[SR-15225] return value of async closures are clobbered when running release builds #57547
Labels
bug
A deviation from expected or documented behavior. Also: expected but undesirable behavior.
compiler
The Swift compiler itself
concurrency
Feature: umbrella label for concurrency language features
Environment
$ swiftc --version Swift version 5.6-dev (LLVM a29f52d415422f3, Swift db90ea2) Target: x86_64-unknown-linux-gnu
Additional Detail from JIRA
md5: 7491f78485633b45441c25d284129548
Issue Description:
Calling an `async` closure parameter causes parts of its return value to be overwritten with garbage values.

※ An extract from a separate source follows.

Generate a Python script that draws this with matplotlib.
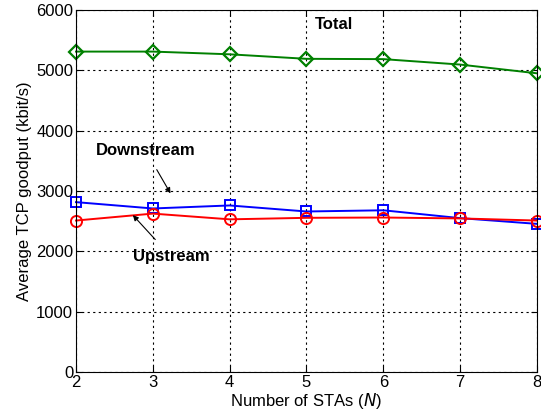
import matplotlib.pyplot as plt
import numpy as np

plt.rcParams['font.family'] = ['Liberation Sans', 'DejaVu Sans']

# data
n_stas = [2, 3, 4, 5, 6, 7, 8]
total = [5310, 5310, 5265, 5190, 5185, 5095, 4950]
downstream = [2815, 2710, 2760, 2660, 2680, 2550, 2455]
upstream = [2510, 2625, 2530, 2555, 2560, 2545, 2510]

fig = plt.figure(figsize=(5.41, 4.20), dpi=100)
ax = fig.add_axes([0.1405, 0.1143, 0.852, 0.862])

ax.plot(n_stas, total, color='#008000', lw=1.4, marker='D', ms=7.5,
        mfc='none', mec='#008000', mew=1.6, clip_on=False)
ax.plot(n_stas, downstream, color='#0000ff', lw=1.4, marker='s', ms=7,
        mfc='none', mec='#0000ff', mew=1.4, clip_on=False)
ax.plot(n_stas, upstream, color='#ff0000', lw=1.4, marker='o', ms=8,
        mfc='none', mec='#ff0000', mew=1.4, clip_on=False)

ax.set_xlim(2, 8)
ax.set_ylim(0, 6000)
ax.set_xticks(n_stas)
ax.set_yticks(np.arange(0, 6001, 1000))
ax.grid(True, color='black', linestyle=(0, (2, 3)), linewidth=0.8)
ax.tick_params(direction='in', labelsize=12, length=4, top=True, right=True,
               labeltop=False, labelright=False, pad=2)
ax.set_xlabel("Number of STAs ($\\it{N}$)", fontsize=12, labelpad=1)
ax.set_ylabel("Average TCP goodput (kbit/s)", fontsize=12, labelpad=3)

# annotations
ax.text(5.36, 5752, "Total", fontsize=12, fontweight='bold',
        ha='center', va='center')
ax.annotate("Downstream", xy=(3.23, 2960), xytext=(2.91, 3663),
            fontsize=12, fontweight='bold', ha='center', va='center',
            arrowprops=dict(arrowstyle='-|>', color='black', lw=0.8,
                            shrinkA=7, shrinkB=0, mutation_scale=8))
ax.annotate("Upstream", xy=(2.74, 2600), xytext=(3.24, 1906),
            fontsize=12, fontweight='bold', ha='center', va='center',
            arrowprops=dict(arrowstyle='-|>', color='black', lw=0.8,
                            shrinkA=7, shrinkB=0, mutation_scale=8))

plt.savefig("out.png", dpi=100)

This only occurs on release builds.
A minimal example, which reproduces the stack corruption on almost 100% of the loop iterations, is given below:
The memory offset of the word being clobbered, the frequency at which it occurs, and the “appearance” (e.g., stack address, small integer, `1`, etc.) varies depending on the size and shape of the return value, whether it is generic or not, and if so, whether it is passed as an existential.
The method `A.a(_:` does not need to be isolated to the actor, but the stack corruption occurs more frequently when it is.
The appearance of the garbage value tends to either be:
(a) a small integer (1, 2, ... 7)
(b) a large integer, possibly a size or count (2000-20,000)
(c) an integer with most of its bits set, probably a pointer
The exact garbage values are usually deterministic across multiple runs, but there can be more than one within a single run, which show up in pretty stable proportions to one another.
This bug was discovered in a financial application. It had gone unnoticed because it (1) only occurs in release builds, (2) it is only observable from the caller’s side, and (3) in similar call sites, the word being clobbered was either padding, or “unimportant” diagnostic data. Unfortunately, after a minor code change, the exponent field of a `Decimal` struct fell under the memory offset being corrupted. Because it was getting exclusively garbage values of class (a), this did not trip any sanity checks in the application, which caused it to attempt to buy over 10,000x more cryptocurrency than intended. Had the exchange server not rejected the orders for overrunning margin limits, this bug would have likely resulted in thousands of dollars of losses.